A while ago, I had a good friend who couldn't find a job, so I helped him get a referral, thinking that friends should help each other in tough times. Later, I heard through others that he was saying I had let him down.

When I heard about this, I felt truly heartbroken—here I was, trying to help him, and it turned out to be my fault.

This incident made me think clearly about one question: what was my role when I referred him for the job, what did I promise, and where are my boundaries of responsibility?

The EthSign mechanism for @SignOfficial addresses the problem of ambiguous responsibilities for referees. If I had recorded the referral on-chain through EthSign—my role would have been just to connect him without being responsible for his job performance.

Both parties would confirm and sign that boundary on-chain, and anyone could check it. If he went around saying I let him down, the on-chain record would directly clarify where my responsibility ended.

Moreover, the attestation from Sign Protocol turns verbal referral relationships into on-chain records with defined boundaries.
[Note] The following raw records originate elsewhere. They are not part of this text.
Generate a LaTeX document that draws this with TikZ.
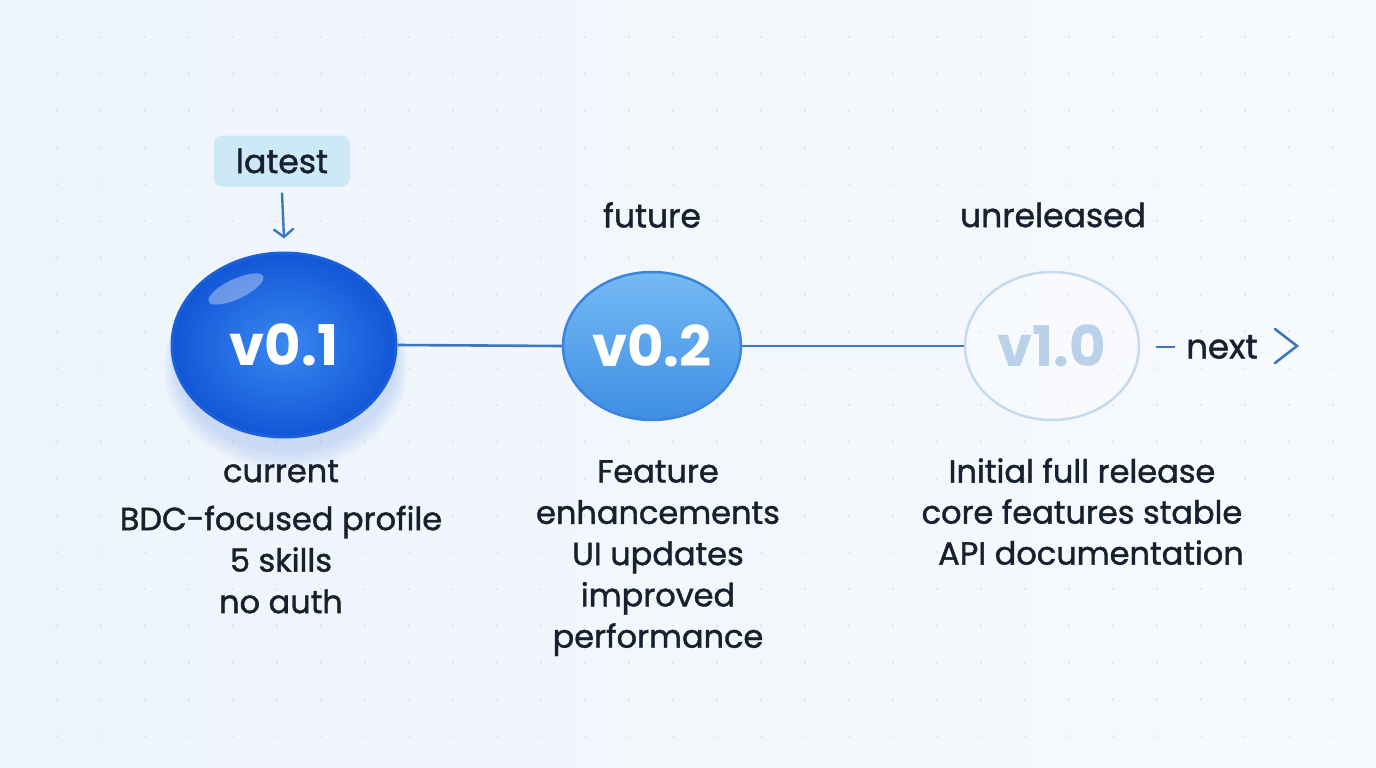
\documentclass[tikz,border=0pt]{standalone}
\usepackage{fontspec}
\setmainfont{Poppins}[BoldFont=Poppins, BoldFeatures={FakeBold=1.3}]
\newfontfamily\verfont{Poppins}
\usetikzlibrary{shapes.geometric,arrows.meta}
\definecolor{bgA}{HTML}{EDF4FB}
\definecolor{bgB}{HTML}{F7FAFD}
\definecolor{dotc}{HTML}{D3E2F2}
\definecolor{ink}{HTML}{16202E}
\definecolor{linec}{HTML}{3D78BE}
\definecolor{tagc}{HTML}{CDE8F6}
\definecolor{oneIn}{HTML}{3A88F2}
\definecolor{oneOut}{HTML}{1256D6}
\definecolor{oneBorder}{HTML}{1A60DA}
\definecolor{twoTop}{HTML}{74BAF4}
\definecolor{twoBot}{HTML}{3F8EE4}
\definecolor{twoBorder}{HTML}{3A86DC}
\definecolor{faint}{HTML}{C6DAEE}
\definecolor{faintText}{HTML}{B9D1E9}
\begin{document}
\begin{tikzpicture}[x=1pt,y=-1pt,
  txt/.style={text=ink, font=\fontsize{32}{42}\selectfont\bfseries, align=center, inner sep=0pt},
  lbl/.style={text=ink, font=\fontsize{33}{36}\selectfont\bfseries, inner sep=0pt},
  ver/.style={font=\fontsize{56}{60}\selectfont\verfont\bfseries, inner sep=0pt},
  conn/.style={draw=linec, line width=2.6pt}]
\useasboundingbox (0,0) rectangle (1376,768);
\shade[left color=bgA, right color=bgB] (0,0) rectangle (1376,768);
\foreach \i in {0,...,29}
  \foreach \j in {0,...,19}
    \fill[dotc] ({57+44*\i},{37+36.8*\j}) circle (1.2pt);
% soft glow under v0.1
\foreach \k in {0,...,6}
  \fill[oneOut, opacity=0.025] (286,{362+\k}) ellipse [x radius={110+2*\k}, y radius={90+2*\k}];
% nodes
\node[ellipse, minimum width=224pt, minimum height=184pt, inner color=oneIn, outer color=oneOut,
      draw=oneBorder, line width=3pt] (v1) at (284,345) {};
\fill[white, opacity=0.35, rotate around={25:(236,289)}] (236,289) ellipse [x radius=30, y radius=10];
\node[ver, text=white] at (v1.center) {v0.1};
\node[ellipse, minimum width=178pt, minimum height=148pt, top color=twoTop, bottom color=twoBot,
      draw=twoBorder, line width=2.5pt] (v2) at (652,346) {};
\node[ver, text=white] at (v2.center) {v0.2};
\node[ellipse, minimum width=174pt, minimum height=148pt, draw=faint, line width=2.5pt, fill=white, fill opacity=0.3] (v3) at (1052,346) {};
\node[ver, text=faintText] at (v3.center) {v1.0};
% connectors
\draw[conn] (v1.east) -- (v2.west);
\draw[conn] (v2.east) -- (v3.west);
% latest tag
\node[rounded corners=8pt, fill=tagc, minimum width=136pt, minimum height=51pt, lbl] (tag) at (282,161) {latest};
\draw[conn, line width=2.4pt, -{Straight Barb[length=8pt,width=20pt,line width=2.4pt]}] ([yshift=-6pt]tag.south) -- ([yshift=13pt]v1.north);
% top labels
\node[lbl] (fut) at (652,215) {future};
\node[lbl] (unr) at (1053,215) {unreleased};
% next
\node[lbl, font=\fontsize{34}{36}\selectfont\bfseries] (nx) at (1222,347) {next};
\draw[conn, line width=2.4pt] ([xshift=-30pt]nx.west) -- ([xshift=-11pt]nx.west);
\draw[conn, line width=2.6pt, line cap=round, line join=miter] (1275,329) -- (1297,346) -- (1275,363);
% descriptions
\node[txt, anchor=north, font=\fontsize{32}{41.5}\selectfont\bfseries] (d1) at (281,460) {current\\[6.5pt]BDC-focused profile\\5 skills\\no auth};
\node[txt, anchor=north, font=\fontsize{32}{41.3}\selectfont\bfseries] (d2) at (658,460) {Feature\\enhancements\\UI updates\\improved\\performance};
\node[txt, anchor=north, font=\fontsize{32}{41}\selectfont\bfseries] (d3) at (1082,458) {Initial full release\\core features stable\\\hspace*{18pt}API documentation};
\end{tikzpicture}
\end{document}
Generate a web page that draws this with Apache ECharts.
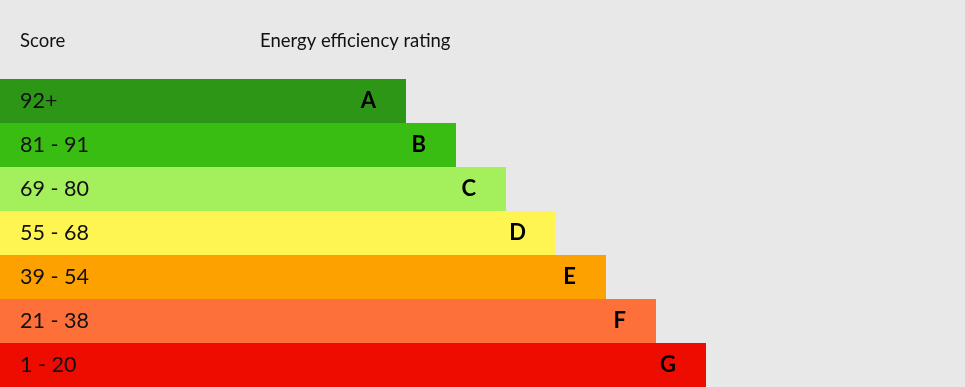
<!DOCTYPE html>
<html><head><meta charset="utf-8">
<script src="https://cdn.jsdelivr.net/npm/echarts@6/dist/echarts.min.js"></script>
<style>html,body{margin:0;padding:0;background:#e8e8e8}#c{width:965px;height:387px}</style>
</head><body><div id="c"></div>
<script>
const ratings = ['A','B','C','D','E','F','G'];
const scoreRanges = ['92+','81 - 91','69 - 80','55 - 68','39 - 54','21 - 38','1 - 20'];
const barLengths = [406,456,506,556,606,656,706];
const barColors = ['#2e9616','#3abd12','#a3ef5c','#fef552','#fda100','#fe703a','#ee0c00'];
const headers = ['Score','Energy efficiency rating'];

const chart = echarts.init(document.getElementById('c'));
chart.setOption({
  backgroundColor:'#e8e8e8',
  animation:false,
  title:[
    {text:headers[0],left:15,top:27,textStyle:{fontFamily:'Lato',fontSize:18.5,fontWeight:'normal',color:'#111'}},
    {text:headers[1],left:255,top:27,textStyle:{fontFamily:'Lato',fontSize:18.5,fontWeight:'normal',color:'#111'}}
  ],
  grid:{left:0,right:0,top:79,bottom:0},
  xAxis:{type:'value',min:0,max:965,show:false},
  yAxis:{type:'category',inverse:true,data:scoreRanges,
    axisLine:{show:false},axisTick:{show:false},
    axisLabel:{inside:true,margin:20,fontFamily:'Lato',fontSize:21.5,color:'#111',padding:[3,0,0,0]},z:10},
  series:[{
    type:'bar',barCategoryGap:0,
    data:barLengths.map((v,i)=>({value:v,itemStyle:{color:barColors[i]}})),
    label:{show:true,position:'insideRight',distance:30,
      formatter:p=>ratings[p.dataIndex],fontFamily:'Lato',fontWeight:'bold',fontSize:22,color:'#000'}
  }]
});
</script></body></html>
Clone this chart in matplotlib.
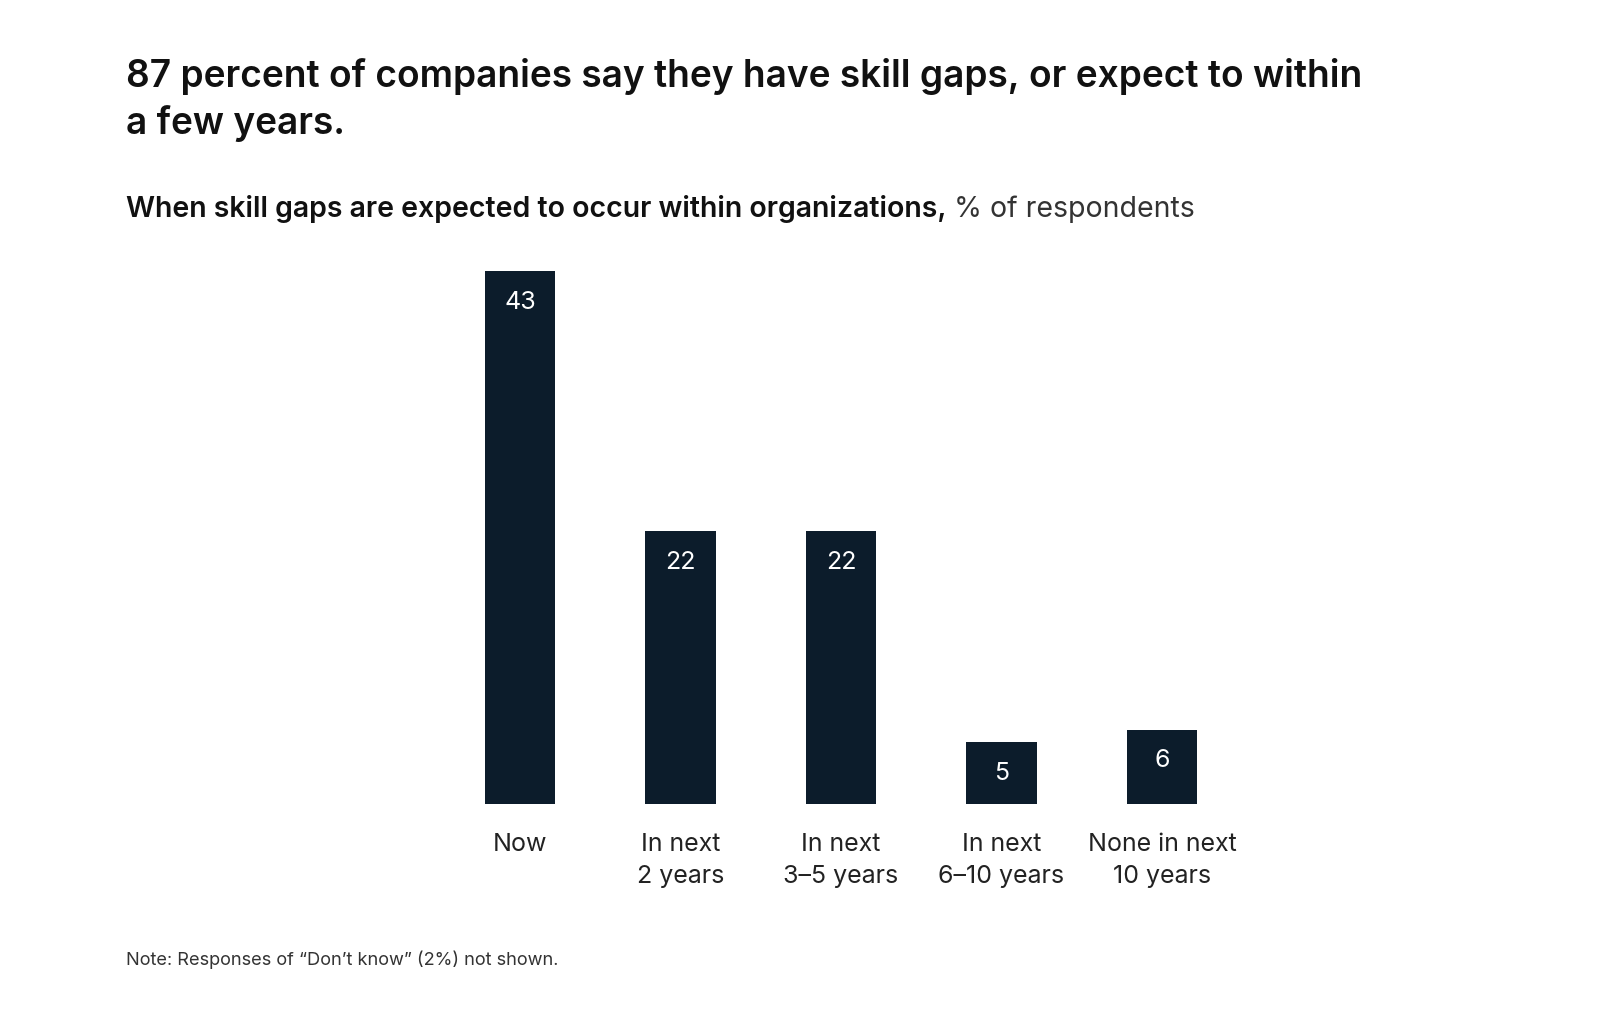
import matplotlib
matplotlib.use("Agg")
import matplotlib.pyplot as plt

categories = ["Now", "In next\n2 years", "In next\n3–5 years", "In next\n6–10 years", "None in next\n10 years"]
values = [43, 22, 22, 5, 6]

plt.rcParams['font.family'] = ['Inter', 'DejaVu Sans']

W, H = 1600, 1013
fig = plt.figure(figsize=(W / 100, H / 100), dpi=100)

# axes placed in pixel terms
left, bottom = 423.7, 209
width, height = 834.6, 533
ax = fig.add_axes([left / W, bottom / H, width / W, height / H])

bar_color = "#0c1c2b"
x = range(len(values))
bars = ax.bar(x, values, width=0.44, color=bar_color)
ax.set_xlim(-0.6, 4.6)
ax.set_ylim(0, 43)

for b, v in zip(bars, values):
    ax.annotate(str(v), (b.get_x() + b.get_width() / 2, v), xytext=(0, -31),
                textcoords="offset pixels", ha="center", va="center",
                color="white", fontsize=18)

ax.set_xticks(list(x))
ax.set_xticklabels(categories, fontsize=18, color="#222222", linespacing=1.5, va="top")
ax.tick_params(axis="x", length=0, pad=21)
ax.set_yticks([])
for s in ax.spines.values():
    s.set_visible(False)

fig.text(126 / W, 1 - 100 / H, "87 percent of companies say they have skill gaps, or expect to within\na few years.",
         fontsize=26.7, fontweight="semibold", va="center", ha="left", linespacing=1.38, color="#111111")

t1 = fig.text(126 / W, 1 - 209 / H, "When skill gaps are expected to occur within organizations,",
              fontsize=20.5, fontweight="semibold", va="center", ha="left", color="#111111")
fig.canvas.draw()
bb = t1.get_window_extent()
fig.text((bb.x1 + 7) / W, 1 - 209 / H, "% of respondents",
         fontsize=20.5, va="center", ha="left", color="#333333")

fig.text(126 / W, 1 - 960 / H, "Note: Responses of \u201cDon\u2019t know\u201d (2%) not shown.",
         fontsize=13.1, va="center", ha="left", color="#333333")

fig.savefig("out.png", dpi=100, facecolor="white")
When disputes arise, it’s not about who can shout louder; it’s about what is documented on-chain.

Referrers and guarantors are two completely different things, and clearly defining that boundary on-chain makes it impossible to be misrepresented.

Of course, friends referring each other for jobs today may not think to sign an on-chain agreement; changing habits takes time, and this is an inference, not a reality.

But this need is very real—there are not just me and others who have been bitten back by those we helped.